*Objective*: Within the entries below, please return exactly the lines from the one with "What matplotlib code" through the one with "plt.rcParams['mathtext.it'] = 'Liberation", leaving out any pictures.

*Information shown*:
****************
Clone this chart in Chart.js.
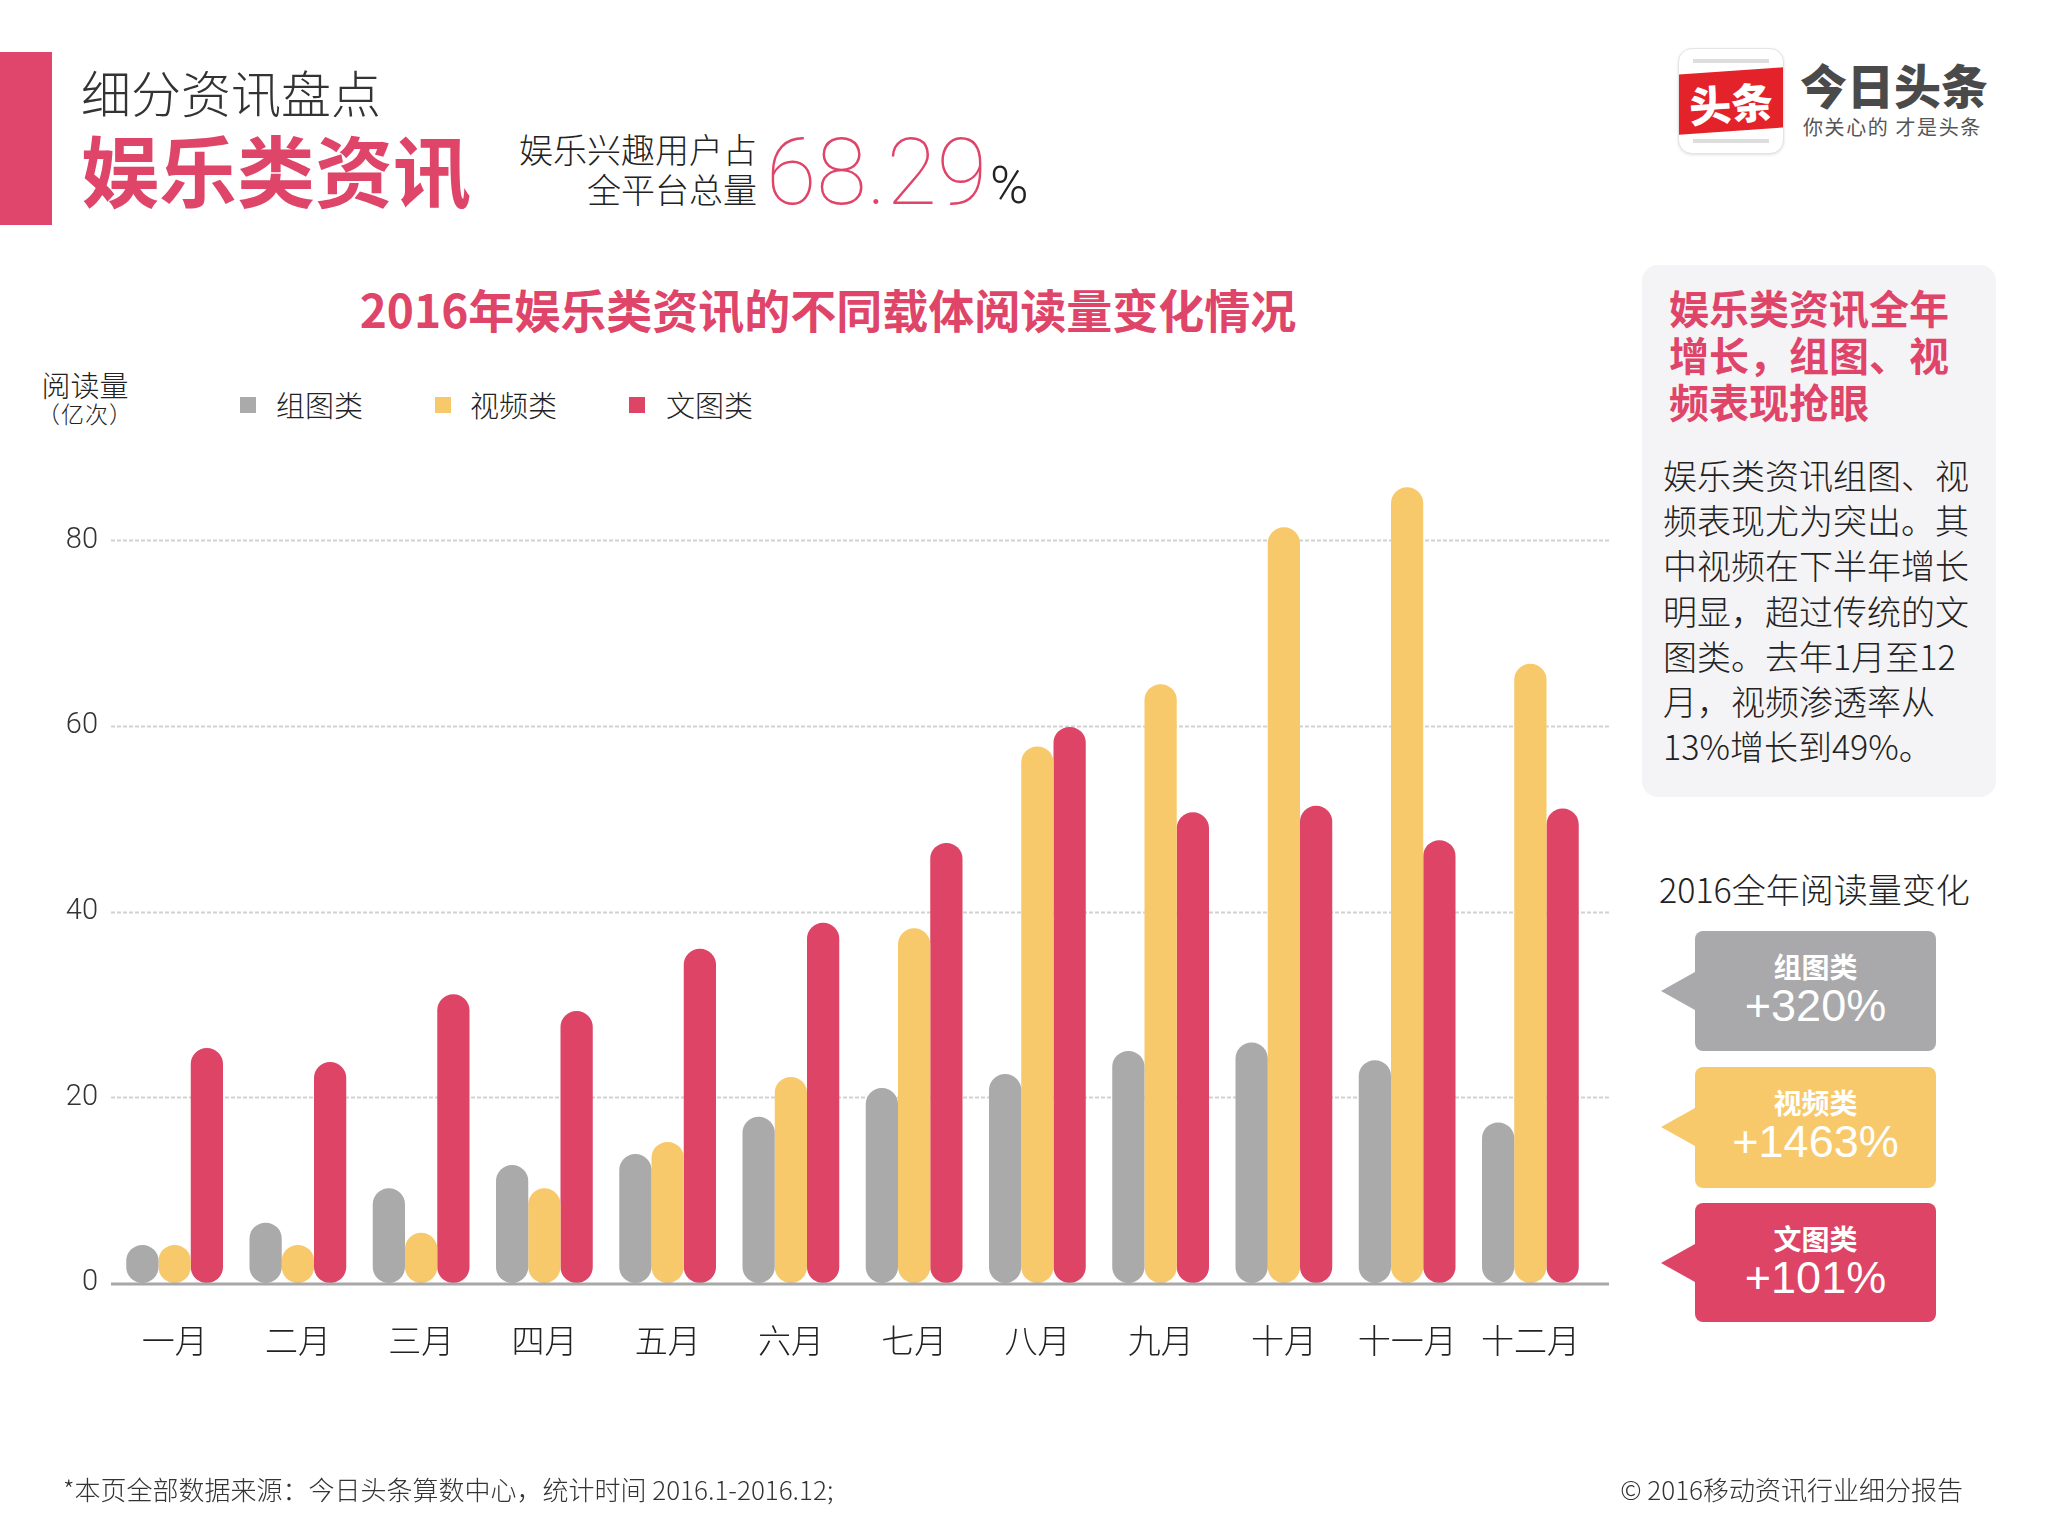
****************
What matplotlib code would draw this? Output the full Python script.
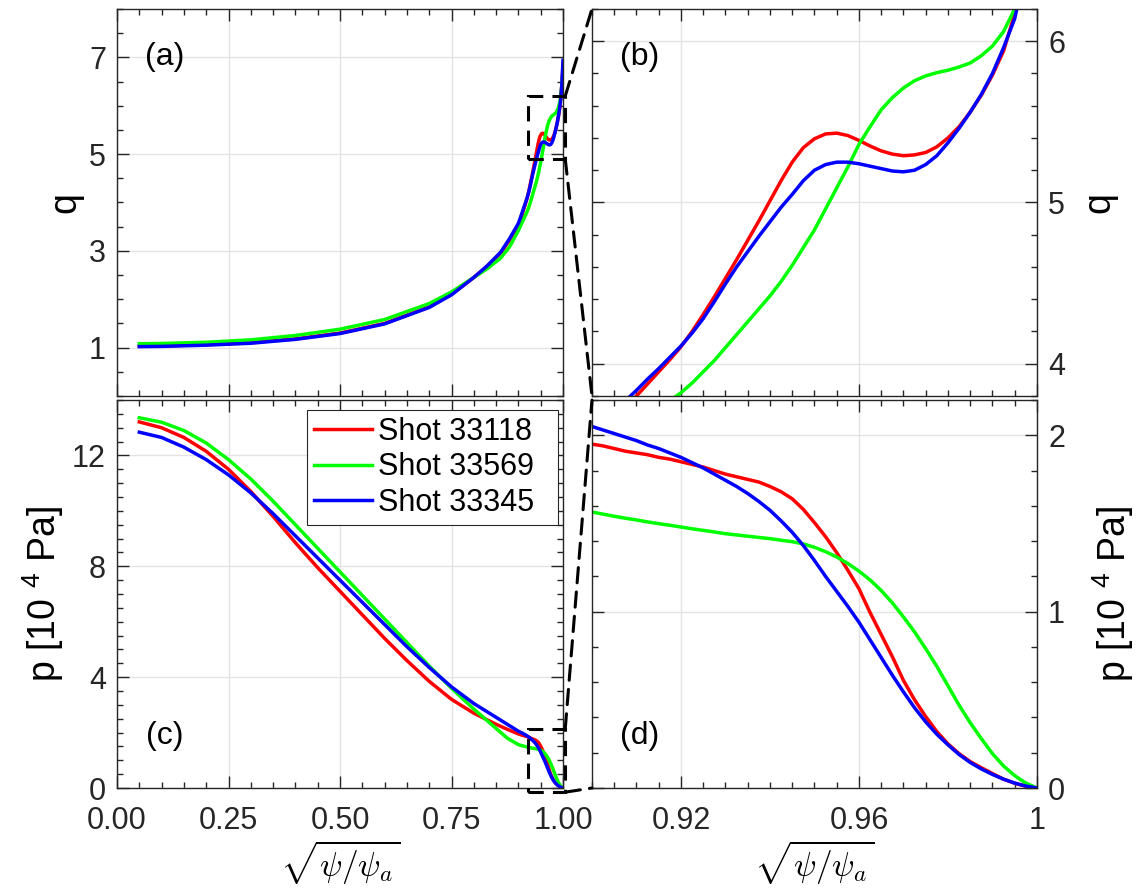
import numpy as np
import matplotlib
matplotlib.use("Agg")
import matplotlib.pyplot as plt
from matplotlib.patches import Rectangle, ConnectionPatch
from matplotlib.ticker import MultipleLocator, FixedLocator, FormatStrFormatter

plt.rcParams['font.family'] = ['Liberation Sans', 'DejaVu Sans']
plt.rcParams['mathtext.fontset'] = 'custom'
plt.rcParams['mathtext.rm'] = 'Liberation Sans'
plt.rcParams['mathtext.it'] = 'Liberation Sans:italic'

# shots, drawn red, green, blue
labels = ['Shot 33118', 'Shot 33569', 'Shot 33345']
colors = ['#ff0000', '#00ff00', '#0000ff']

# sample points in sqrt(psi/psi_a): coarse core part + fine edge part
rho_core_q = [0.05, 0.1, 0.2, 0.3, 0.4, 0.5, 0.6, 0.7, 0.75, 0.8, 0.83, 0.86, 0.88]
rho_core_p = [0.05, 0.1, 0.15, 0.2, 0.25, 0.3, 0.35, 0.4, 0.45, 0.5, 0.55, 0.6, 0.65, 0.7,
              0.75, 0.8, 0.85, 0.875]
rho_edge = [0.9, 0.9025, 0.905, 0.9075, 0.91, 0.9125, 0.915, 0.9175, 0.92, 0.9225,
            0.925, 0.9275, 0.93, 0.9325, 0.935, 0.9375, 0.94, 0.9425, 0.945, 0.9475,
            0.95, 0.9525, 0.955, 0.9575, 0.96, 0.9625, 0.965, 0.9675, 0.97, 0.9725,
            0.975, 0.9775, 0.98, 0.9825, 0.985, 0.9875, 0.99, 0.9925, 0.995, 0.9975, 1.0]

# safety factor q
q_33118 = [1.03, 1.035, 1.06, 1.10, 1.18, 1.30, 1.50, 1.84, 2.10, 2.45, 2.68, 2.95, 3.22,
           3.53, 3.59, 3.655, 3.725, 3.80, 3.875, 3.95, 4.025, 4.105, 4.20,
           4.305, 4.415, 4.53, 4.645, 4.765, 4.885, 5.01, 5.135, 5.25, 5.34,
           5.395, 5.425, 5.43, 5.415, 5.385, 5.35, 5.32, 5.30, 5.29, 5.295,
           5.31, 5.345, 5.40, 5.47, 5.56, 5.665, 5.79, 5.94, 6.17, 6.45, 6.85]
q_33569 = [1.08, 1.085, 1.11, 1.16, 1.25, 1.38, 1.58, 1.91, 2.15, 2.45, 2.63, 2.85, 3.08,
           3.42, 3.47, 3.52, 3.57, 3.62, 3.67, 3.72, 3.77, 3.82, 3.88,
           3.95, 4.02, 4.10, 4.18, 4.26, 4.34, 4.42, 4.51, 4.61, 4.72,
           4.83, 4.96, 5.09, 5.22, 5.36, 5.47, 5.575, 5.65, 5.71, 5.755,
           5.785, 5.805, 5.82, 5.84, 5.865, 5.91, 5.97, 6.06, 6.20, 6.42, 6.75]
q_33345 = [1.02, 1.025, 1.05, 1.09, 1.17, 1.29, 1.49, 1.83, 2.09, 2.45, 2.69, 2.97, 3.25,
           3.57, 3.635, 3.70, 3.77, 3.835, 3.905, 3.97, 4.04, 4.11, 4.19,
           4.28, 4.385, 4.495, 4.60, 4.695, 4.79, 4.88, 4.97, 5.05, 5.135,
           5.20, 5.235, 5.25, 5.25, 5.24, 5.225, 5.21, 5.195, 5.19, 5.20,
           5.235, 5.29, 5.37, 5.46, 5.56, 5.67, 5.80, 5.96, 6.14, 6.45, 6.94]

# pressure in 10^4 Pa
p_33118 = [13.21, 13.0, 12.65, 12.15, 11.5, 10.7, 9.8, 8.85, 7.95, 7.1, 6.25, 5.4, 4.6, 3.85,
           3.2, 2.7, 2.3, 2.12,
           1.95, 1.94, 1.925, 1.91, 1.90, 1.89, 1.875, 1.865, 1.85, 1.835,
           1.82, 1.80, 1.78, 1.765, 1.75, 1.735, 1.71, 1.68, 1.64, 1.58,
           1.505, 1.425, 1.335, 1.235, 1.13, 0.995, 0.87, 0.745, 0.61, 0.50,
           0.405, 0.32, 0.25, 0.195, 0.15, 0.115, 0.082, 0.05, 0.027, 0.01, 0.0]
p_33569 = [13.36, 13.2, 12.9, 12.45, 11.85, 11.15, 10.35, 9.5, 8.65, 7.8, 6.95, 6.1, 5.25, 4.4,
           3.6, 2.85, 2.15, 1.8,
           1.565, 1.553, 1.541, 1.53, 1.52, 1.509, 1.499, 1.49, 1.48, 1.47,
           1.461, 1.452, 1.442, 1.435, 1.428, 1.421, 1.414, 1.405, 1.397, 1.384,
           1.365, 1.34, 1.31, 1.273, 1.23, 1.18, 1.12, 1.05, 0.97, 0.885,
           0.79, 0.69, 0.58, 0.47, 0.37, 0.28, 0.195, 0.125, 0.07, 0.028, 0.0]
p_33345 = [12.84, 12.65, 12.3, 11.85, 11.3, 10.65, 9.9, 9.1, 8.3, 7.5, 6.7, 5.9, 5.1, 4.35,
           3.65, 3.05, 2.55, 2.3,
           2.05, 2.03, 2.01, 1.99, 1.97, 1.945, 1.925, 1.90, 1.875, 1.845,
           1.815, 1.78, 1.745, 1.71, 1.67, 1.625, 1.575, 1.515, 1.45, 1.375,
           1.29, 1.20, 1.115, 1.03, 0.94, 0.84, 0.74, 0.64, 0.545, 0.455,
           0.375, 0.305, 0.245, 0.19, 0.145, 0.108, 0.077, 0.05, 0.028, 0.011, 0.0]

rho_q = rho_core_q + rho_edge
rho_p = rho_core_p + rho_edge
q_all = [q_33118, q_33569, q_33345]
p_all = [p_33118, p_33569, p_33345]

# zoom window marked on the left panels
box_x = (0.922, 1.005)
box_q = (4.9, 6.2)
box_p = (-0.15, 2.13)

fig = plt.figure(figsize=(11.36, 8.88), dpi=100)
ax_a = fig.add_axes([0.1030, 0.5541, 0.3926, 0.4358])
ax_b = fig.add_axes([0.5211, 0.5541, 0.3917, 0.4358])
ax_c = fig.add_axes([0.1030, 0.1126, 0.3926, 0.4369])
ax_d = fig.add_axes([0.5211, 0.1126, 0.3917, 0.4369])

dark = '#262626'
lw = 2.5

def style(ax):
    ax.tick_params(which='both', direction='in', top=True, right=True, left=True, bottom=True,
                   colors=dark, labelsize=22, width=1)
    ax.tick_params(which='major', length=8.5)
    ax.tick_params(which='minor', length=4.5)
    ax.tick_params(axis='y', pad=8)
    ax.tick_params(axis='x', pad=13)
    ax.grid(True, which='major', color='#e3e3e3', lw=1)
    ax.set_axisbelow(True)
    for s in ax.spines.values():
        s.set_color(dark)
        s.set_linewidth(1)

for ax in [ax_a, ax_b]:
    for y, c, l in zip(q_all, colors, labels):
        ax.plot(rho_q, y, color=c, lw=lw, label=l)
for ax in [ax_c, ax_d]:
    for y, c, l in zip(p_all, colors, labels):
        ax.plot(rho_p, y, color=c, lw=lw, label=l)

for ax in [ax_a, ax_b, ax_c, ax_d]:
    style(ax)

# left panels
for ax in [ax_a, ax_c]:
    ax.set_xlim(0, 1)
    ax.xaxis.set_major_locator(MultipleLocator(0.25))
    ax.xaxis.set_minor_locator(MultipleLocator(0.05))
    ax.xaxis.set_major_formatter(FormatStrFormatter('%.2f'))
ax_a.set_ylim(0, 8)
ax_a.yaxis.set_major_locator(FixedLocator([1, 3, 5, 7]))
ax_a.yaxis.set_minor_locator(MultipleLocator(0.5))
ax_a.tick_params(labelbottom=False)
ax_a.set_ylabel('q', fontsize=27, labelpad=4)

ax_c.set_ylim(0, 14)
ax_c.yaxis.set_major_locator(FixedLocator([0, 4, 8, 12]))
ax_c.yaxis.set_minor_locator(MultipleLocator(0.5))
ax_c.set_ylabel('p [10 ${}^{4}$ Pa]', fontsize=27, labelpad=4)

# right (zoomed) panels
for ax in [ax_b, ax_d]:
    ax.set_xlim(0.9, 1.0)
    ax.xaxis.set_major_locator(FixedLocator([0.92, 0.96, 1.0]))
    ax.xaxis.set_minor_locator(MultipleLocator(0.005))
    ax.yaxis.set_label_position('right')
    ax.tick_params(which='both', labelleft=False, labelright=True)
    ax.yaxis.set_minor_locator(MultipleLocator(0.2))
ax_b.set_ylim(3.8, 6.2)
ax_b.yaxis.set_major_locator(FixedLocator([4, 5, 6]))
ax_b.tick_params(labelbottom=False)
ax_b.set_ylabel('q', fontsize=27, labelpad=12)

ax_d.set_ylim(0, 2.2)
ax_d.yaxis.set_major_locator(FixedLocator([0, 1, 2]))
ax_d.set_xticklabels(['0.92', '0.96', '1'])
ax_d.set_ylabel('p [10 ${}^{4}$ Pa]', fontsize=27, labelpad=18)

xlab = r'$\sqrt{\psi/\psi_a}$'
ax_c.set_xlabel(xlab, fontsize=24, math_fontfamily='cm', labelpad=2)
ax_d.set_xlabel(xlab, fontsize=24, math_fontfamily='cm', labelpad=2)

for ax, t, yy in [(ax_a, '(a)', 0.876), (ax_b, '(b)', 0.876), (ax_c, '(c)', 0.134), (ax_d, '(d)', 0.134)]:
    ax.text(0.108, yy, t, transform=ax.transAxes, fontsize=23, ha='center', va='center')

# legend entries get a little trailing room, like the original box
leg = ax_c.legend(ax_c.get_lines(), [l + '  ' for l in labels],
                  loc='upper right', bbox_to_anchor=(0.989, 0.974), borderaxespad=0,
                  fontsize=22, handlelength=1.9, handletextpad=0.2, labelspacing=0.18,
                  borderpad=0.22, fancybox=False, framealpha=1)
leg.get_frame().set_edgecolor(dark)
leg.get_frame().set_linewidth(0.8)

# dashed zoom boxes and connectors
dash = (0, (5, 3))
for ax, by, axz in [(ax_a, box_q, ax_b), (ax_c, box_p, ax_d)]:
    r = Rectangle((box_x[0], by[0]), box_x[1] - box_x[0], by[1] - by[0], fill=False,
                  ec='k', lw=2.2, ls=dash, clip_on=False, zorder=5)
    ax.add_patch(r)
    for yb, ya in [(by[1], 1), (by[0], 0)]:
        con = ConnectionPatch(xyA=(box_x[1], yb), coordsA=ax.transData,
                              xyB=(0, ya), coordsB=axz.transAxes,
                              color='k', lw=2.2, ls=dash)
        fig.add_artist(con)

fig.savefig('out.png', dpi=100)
****************
*Task response*:
What matplotlib code would draw this? Output the full Python script.
import numpy as np
import matplotlib
matplotlib.use("Agg")
import matplotlib.pyplot as plt
from matplotlib.patches import Rectangle, ConnectionPatch
from matplotlib.ticker import MultipleLocator, FixedLocator, FormatStrFormatter

plt.rcParams['font.family'] = ['Liberation Sans', 'DejaVu Sans']
plt.rcParams['mathtext.fontset'] = 'custom'
plt.rcParams['mathtext.rm'] = 'Liberation Sans'
plt.rcParams['mathtext.it'] = 'Liberation Sans:italic'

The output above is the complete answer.